»Die Neigung des jüdischen Menschen, oft ein wenig zu übertreiben, zeigt sich zuweilen in der Bindung an Tiere. Wer jüdisch und tierlieb ist, ist es ziemlich konsequent«, schreibt die Website tierimjudentum.de. Ich fürchte, auf mich trifft das nicht wirklich zu – obwohl ich einmal versucht habe, eine israelische Straßenkatze zu retten. Es endete damit, dass meine Nachbarin den Tierschutzverein einschalten wollte.
Die Mieze – ich hoffe, sie lebt noch – war ein Mischling aus Siam und einer zutiefst semitischen Katzenrasse, ein wildes Vieh mit wunderbaren blauen Augen. Ich nannte sie Malka (Königin) – denn in Tel Aviv wäre sie heute die Königin der Straßenkatzen und würde den prächtigsten aller Müllcontainer bewohnen. Stattdessen ist sie als christliche Hauskatze in Deutschland geendet.

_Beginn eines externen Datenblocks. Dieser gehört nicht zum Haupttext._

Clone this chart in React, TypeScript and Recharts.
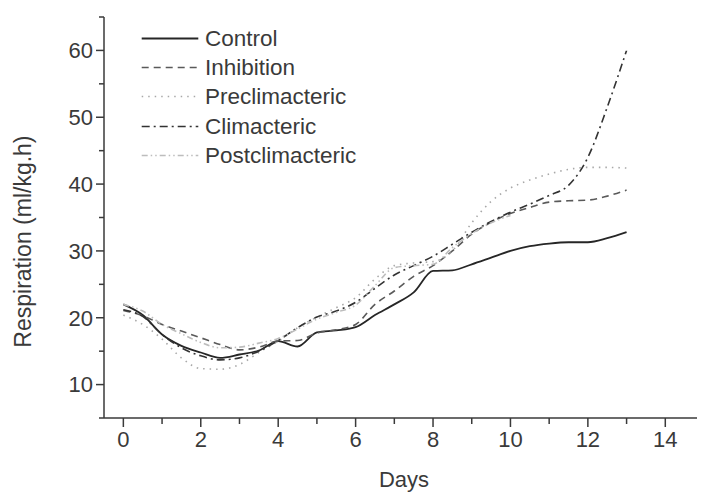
import React from "react"
import { LineChart, Line, XAxis, YAxis, Legend, Label } from "recharts"

const days = [0, 0.5, 1, 1.5, 2, 2.5, 3, 3.5, 4, 4.5, 5, 5.5, 6, 6.5, 7, 7.5, 8, 8.5, 9, 9.5, 10, 10.5, 11, 11.5, 12, 12.5, 13]

const control = [22.0, 20.4, 17.5, 15.8, 14.8, 14.0, 14.5, 15.1, 16.5, 15.7, 17.8, 18.1, 18.6, 20.4, 22.0, 23.8, 27.0, 27.1, 28.0, 29.0, 30.0, 30.7, 31.1, 31.3, 31.3, 31.9, 32.8]
const inhibition = [21.1, 20.3, 19.0, 18.0, 17.0, 16.0, 15.2, 15.6, 16.5, 16.6, 17.7, 18.2, 19.0, 22.0, 24.0, 26.2, 27.8, 30.0, 32.5, 34.3, 35.6, 36.5, 37.3, 37.5, 37.6, 38.2, 39.1]
const preclimacteric = [20.4, 19.0, 16.8, 14.0, 12.4, 12.3, 13.0, 14.8, 16.5, 18.5, 20.1, 21.5, 23.0, 25.8, 27.8, 28.2, 28.4, 30.0, 34.2, 37.4, 39.4, 40.6, 41.5, 42.2, 42.5, 42.5, 42.4]
const climacteric = [21.2, 20.2, 17.5, 15.5, 14.3, 13.7, 14.0, 15.0, 16.6, 18.5, 20.1, 21.0, 22.3, 24.4, 26.4, 27.8, 29.2, 31.0, 32.8, 34.4, 35.8, 37.0, 38.3, 39.8, 44.0, 51.5, 60.0]
const postclimacteric = [22.0, 21.0, 19.0, 17.6, 16.3, 15.5, 15.6, 16.2, 16.9, 18.3, 19.8, 20.8, 21.9, 24.8, 27.5, 27.8, 28.0, 30.5, 32.6, 34.2, 35.3]

const xTicks = [0, 1, 2, 3, 4, 5, 6, 7, 8, 9, 10, 11, 12, 13, 14, 15]
const yTicks = [5, 10, 15, 20, 25, 30, 35, 40, 45, 50, 55, 60, 65]

const data = days.map((d, i) => ({
  day: d,
  control: control[i],
  inhibition: inhibition[i],
  preclimacteric: preclimacteric[i],
  climacteric: climacteric[i],
  postclimacteric: i < postclimacteric.length ? postclimacteric[i] : null,
}))

const series = [
  { key: "control", name: "Control", color: "#262626", dash: undefined, width: 1.8 },
  { key: "inhibition", name: "Inhibition", color: "#5a5a5a", dash: "7 5", width: 1.6 },
  { key: "preclimacteric", name: "Preclimacteric", color: "#a8a8a8", dash: "1.5 5", width: 1.6 },
  { key: "climacteric", name: "Climacteric", color: "#333333", dash: "8 4 2 4", width: 1.6 },
  { key: "postclimacteric", name: "Postclimacteric", color: "#bdbdbd", dash: "6 3 1.5 3 1.5 3", width: 1.6 },
]

const FONT = "'Liberation Sans', Arial, sans-serif"
const INK = "#3a3a3a"

const XTick = (props: any) => {
  const { x, y, payload } = props
  const major = payload.value % 2 === 0
  return (
    <g>
      <line x1={x} x2={x} y1={y} y2={y + (major ? 9 : 6)} stroke={INK} strokeWidth={1.5} />
      {major && (
        <text x={x} y={y + 21} dy="0.355em" textAnchor="middle" fontSize={22} fill={INK} fontFamily={FONT}>
          {payload.value}
        </text>
      )}
    </g>
  )
}

const YTick = (props: any) => {
  const { x, y, payload } = props
  const major = payload.value % 10 === 0
  return (
    <g>
      <line x1={x} x2={x - (major ? 8 : 5)} y1={y} y2={y} stroke={INK} strokeWidth={1.5} />
      {major && (
        <text x={x - 11} y={y} dy="0.355em" textAnchor="end" fontSize={22} fill={INK} fontFamily={FONT}>
          {payload.value}
        </text>
      )}
    </g>
  )
}

const LegendBox = () => (
  <div style={{ fontFamily: FONT, color: INK }}>
    {series.map((s) => (
      <div key={s.key} style={{ display: "flex", alignItems: "center", height: 29.2 }}>
        <svg width={60} height={29} style={{ display: "block" }}>
          <line x1={1.7} x2={58.3} y1={14.5} y2={14.5} stroke={s.color} strokeWidth={s.width} strokeDasharray={s.dash} />
        </svg>
        <span style={{ marginLeft: 5, fontSize: 22.5, lineHeight: "29px", whiteSpace: "nowrap" }}>{s.name}</span>
      </div>
    ))}
  </div>
)

export default function App() {
  return (
    <div style={{ marginLeft: -8, marginTop: -8, width: 705, height: 494, background: "#fff" }}>
      <LineChart width={705} height={494} data={data} margin={{ top: 17, right: 1, left: 44, bottom: 26 }}>
        <XAxis
          dataKey="day"
          type="number"
          domain={[-0.5, 15]}
          ticks={xTicks}
          interval={0}
          tick={<XTick />}
          tickLine={false}
          tickSize={0}
          tickMargin={0}
          height={50}
          axisLine={{ stroke: INK, strokeWidth: 1.5 }}
          allowDataOverflow
        >
          <Label value="Days" position="bottom" offset={3} fontSize={22} fill={INK} fontFamily={FONT} />
        </XAxis>
        <YAxis
          type="number"
          domain={[5, 65]}
          ticks={yTicks}
          interval={0}
          tick={<YTick />}
          tickLine={false}
          tickSize={0}
          tickMargin={0}
          width={60}
          axisLine={{ stroke: INK, strokeWidth: 1.5 }}
          allowDataOverflow
        >
          <Label
            content={({ viewBox }: any) => {
              const cx = viewBox.x - 21
              const cy = viewBox.y + viewBox.height * 0.56
              return (
                <text
                  x={cx}
                  y={cy}
                  dy="0.355em"
                  textAnchor="middle"
                  fontSize={23}
                  fill={INK}
                  fontFamily={FONT}
                  transform={`rotate(-90 ${cx} ${cy})`}
                >
                  Respiration (ml/kg.h)
                </text>
              )
            }}
          />
        </YAxis>
        <Legend
          layout="vertical"
          align="center"
          verticalAlign="middle"
          content={<LegendBox />}
          wrapperStyle={{ left: 140, top: 24, width: 260, height: 150 }}
        />
        {series.map((s) => (
          <Line
            key={s.key}
            dataKey={s.key}
            name={s.name}
            type="monotone"
            stroke={s.color}
            strokeWidth={s.width}
            strokeDasharray={s.dash}
            dot={false}
            activeDot={false}
            connectNulls={false}
            isAnimationActive={false}
          />
        ))}
      </LineChart>
    </div>
  )
}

Ich war damals zum Urlaub in Israel. Ein Freund aus Tel Aviv erzählte mir, er habe ein Katzenkind aus dem Schnabel eines Raben gerettet. Aber wie das mit Tierfreunden manchmal so ist: Danach hatte er keine Zeit mehr für sein Mündel. »Kein Problem«, sagte ich, »ich nehme sie.« Eine Freundin bastelte einen Katzenkorb, ich ließ das Tier impfen. Auf dem Flug quäkte Malka jämmerlich und übergab sich, doch ansonsten schien sie den Kulturschock gut zu verkraften. Und ich freute mich, meinen neuen Redakteursjob in einer fremden Stadt nicht ganz alleine antreten zu müssen.

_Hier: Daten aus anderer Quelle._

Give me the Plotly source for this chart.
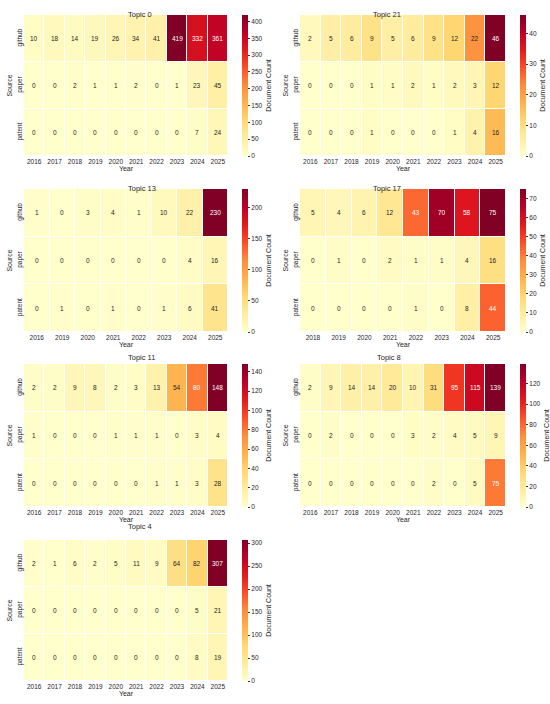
import plotly.graph_objects as go

sources = ['github', 'paper', 'patent']
years_all = ['2016', '2017', '2018', '2019', '2020', '2021', '2022', '2023', '2024', '2025']
years_t13 = ['2016', '2019', '2020', '2021', '2022', '2023', '2024', '2025']
years_t17 = ['2018', '2019', '2020', '2021', '2022', '2023', '2024', '2025']

# Topic 0
t0_github = [10, 18, 14, 19, 26, 34, 41, 419, 332, 361]
t0_paper = [0, 0, 2, 1, 1, 2, 0, 1, 23, 45]
t0_patent = [0, 0, 0, 0, 0, 0, 0, 0, 7, 24]
# Topic 21
t21_github = [2, 5, 6, 9, 5, 6, 9, 12, 22, 46]
t21_paper = [0, 0, 0, 1, 1, 2, 1, 2, 3, 12]
t21_patent = [0, 0, 0, 1, 0, 0, 0, 1, 4, 16]
# Topic 13
t13_github = [1, 0, 3, 4, 1, 10, 22, 230]
t13_paper = [0, 0, 0, 0, 0, 0, 4, 16]
t13_patent = [0, 1, 0, 1, 0, 1, 6, 41]
# Topic 17
t17_github = [5, 4, 6, 12, 43, 70, 58, 75]
t17_paper = [0, 1, 0, 2, 1, 1, 4, 16]
t17_patent = [0, 0, 0, 0, 1, 0, 8, 44]
# Topic 11
t11_github = [2, 2, 9, 8, 2, 3, 13, 54, 80, 148]
t11_paper = [1, 0, 0, 0, 1, 1, 1, 0, 3, 4]
t11_patent = [0, 0, 0, 0, 0, 0, 1, 1, 3, 28]
# Topic 8
t8_github = [2, 9, 14, 14, 20, 10, 31, 95, 115, 139]
t8_paper = [0, 2, 0, 0, 0, 3, 2, 4, 5, 9]
t8_patent = [0, 0, 0, 0, 0, 0, 2, 0, 5, 75]
# Topic 4
t4_github = [2, 1, 6, 2, 5, 11, 9, 64, 82, 307]
t4_paper = [0, 0, 0, 0, 0, 0, 0, 0, 5, 21]
t4_patent = [0, 0, 0, 0, 0, 0, 0, 0, 8, 19]

panels = [
    ('Topic 0', years_all, [t0_github, t0_paper, t0_patent], 50),
    ('Topic 21', years_all, [t21_github, t21_paper, t21_patent], 10),
    ('Topic 13', years_t13, [t13_github, t13_paper, t13_patent], 50),
    ('Topic 17', years_t17, [t17_github, t17_paper, t17_patent], 10),
    ('Topic 11', years_all, [t11_github, t11_paper, t11_patent], 20),
    ('Topic 8', years_all, [t8_github, t8_paper, t8_patent], 20),
    ('Topic 4', years_all, [t4_github, t4_paper, t4_patent], 50),
]

# matplotlib YlOrRd
ylorrd = ['#ffffcc', '#ffeda0', '#fed976', '#feb24c', '#fd8d3c',
          '#fc4e2a', '#e31a1c', '#bd0026', '#800026']
cscale = [[i / (len(ylorrd) - 1), c] for i, c in enumerate(ylorrd)]


def hex_rgb(h):
    return [int(h[i:i + 2], 16) / 255 for i in (1, 3, 5)]


def cell_color(t):
    n = len(ylorrd) - 1
    k = min(int(t * n), n - 1)
    f = t * n - k
    a, b = hex_rgb(ylorrd[k]), hex_rgb(ylorrd[k + 1])
    return [a[i] + (b[i] - a[i]) * f for i in range(3)]


def luminance(rgb):
    lin = [c / 12.92 if c <= 0.03928 else ((c + 0.055) / 1.055) ** 2.4 for c in rgb]
    return 0.2126 * lin[0] + 0.7152 * lin[1] + 0.0722 * lin[2]


# layout in pixels (550 x 704 page)
W, H = 550, 704
col_x = [(24, 228), (300, 506)]
row_y = [(15, 156), (189, 332), (364, 507), (540, 681)]
font = 'Liberation Sans, Arial, sans-serif'
txt = '#262626'

fig = go.Figure()
annotations = []
layout = {}

for i, (title, years, rows, step) in enumerate(panels):
    r, c = divmod(i, 2)
    x0, x1 = col_x[c]
    y0, y1 = row_y[r]
    n = i + 1
    xa, ya = 'x' if n == 1 else f'x{n}', 'y' if n == 1 else f'y{n}'
    zmax = max(max(v) for v in rows)
    dom_y = [1 - y1 / H, 1 - y0 / H]
    fig.add_trace(go.Heatmap(
        z=rows, x=years, y=sources, xaxis=xa, yaxis=ya,
        colorscale=cscale, zmin=0, zmax=zmax, xgap=1, ygap=1,
        hoverinfo='skip',
        colorbar=dict(
            x=(x1 + 14) / W, xanchor='left', xpad=0,
            y=sum(dom_y) / 2, yanchor='middle', ypad=0,
            len=dom_y[1] - dom_y[0], thickness=6, outlinewidth=0,
            ticks='outside', ticklen=2.5, tickwidth=0.6, tickcolor='#333',
            dtick=step, tick0=0, tickfont=dict(size=6.5, color=txt),
            title=dict(text='Document Count', side='right',
                       font=dict(size=7, color=txt)),
        ),
    ))
    # cell labels, placed by category index
    for ri, vals in enumerate(rows):
        for ci, v in enumerate(vals):
            lum = luminance(cell_color(v / zmax))
            annotations.append(dict(
                x=ci, y=ri, xref=xa, yref=ya, text=str(v),
                showarrow=False,
                font=dict(size=6.5, color='#ffffff' if lum < 0.408 else txt),
            ))
    annotations.append(dict(
        x=(x0 + x1) / 2 / W, y=1 - (y0 - 7) / H, xref='paper', yref='paper',
        text=title, showarrow=False, font=dict(size=7.5, color=txt),
    ))
    key = '' if n == 1 else str(n)
    layout['xaxis' + key] = dict(
        domain=[x0 / W, x1 / W], anchor=ya, type='category',
        range=[-0.5, len(years) - 0.5], automargin=False,
        showgrid=False, zeroline=False, showline=False, ticks='',
        tickfont=dict(size=6.5, color=txt),
        title=dict(text='Year', font=dict(size=7, color=txt), standoff=2),
    )
    layout['yaxis' + key] = dict(
        domain=dom_y, anchor=xa, type='category',
        range=[len(sources) - 0.5, -0.5], automargin=False,
        showgrid=False, zeroline=False, showline=False, ticks='',
        tickangle=-90, tickfont=dict(size=6.5, color=txt),
        title=dict(text='Source', font=dict(size=7, color=txt), standoff=2),
    )

fig.update_layout(
    width=W, height=H, margin=dict(l=0, r=0, t=0, b=0, pad=0),
    paper_bgcolor='white', plot_bgcolor='white',
    font=dict(family=font, color=txt),
    annotations=annotations, showlegend=False,
    **layout,
)

# drop the browser's default body margin so the figure fills the window
fig.write_html('out.html', config={'displayModeBar': False},
               post_script="document.body.style.margin = '0';")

kratzbürstig Aber die Freude währte nicht lange. Ich konnte Malka nicht mit ins Büro nehmen – zwar war sie stubenrein, hatte aber Pilze. So blieb das Kätzchen den ganzen Tag allein. Das tat ihm nicht gut. Malka, die in Israel noch völlig friedlich gewesen war, maunzte den ganzen Tag jämmerlich, randalierte und biss mich vor Wut in den Fuß, sobald ich nur die Wohnungstür aufschloss. Dabei gab ich Malka nach Feierabend alle Zuwendung der Welt. Ich hätte sie sogar in meinem Bett schlafen lassen. Doch leider war sie nicht kuschelig, sondern kratzte mich, sobald ich in ihre Nähe kam. Tagelang war ich damit beschäftigt, die tobende kleine Katze zu bändigen, die für ein einsames Leben in einer deutschen Mietwohnung nicht geschaffen war. Eines Abends klingelte es. Es war die Nachbarin unter mir, Zeugin Jehovas und ebenfalls Katzenbesitzerin. Ihre Stimme bebte vor Zorn. »Das ganze Haus hört Ihre Katze schreien. Entweder, Sie geben mir die Katze oder Sie bekommen es mit dem Tierschutzverein zu tun.«
Ich überlegte: Hatte ich Malka aus Israel geholt, damit sie nun den »Wachtturm« las? Andererseits: Würde sie sich in Gesellschaft von Artgenossen nicht besser fühlen? Ich rang mich durch und schenkte die Siam-Mischung der frommen Nachbarin. Wochen später durfte ich Malka auf dem Balkon unter mir besuchen: Sie schnurrte – dick, rund und träge geworden. Offensichtlich war sie glücklich. Wer weiß, vielleicht gehe ich am Ende doch noch als Tierfreundin durch?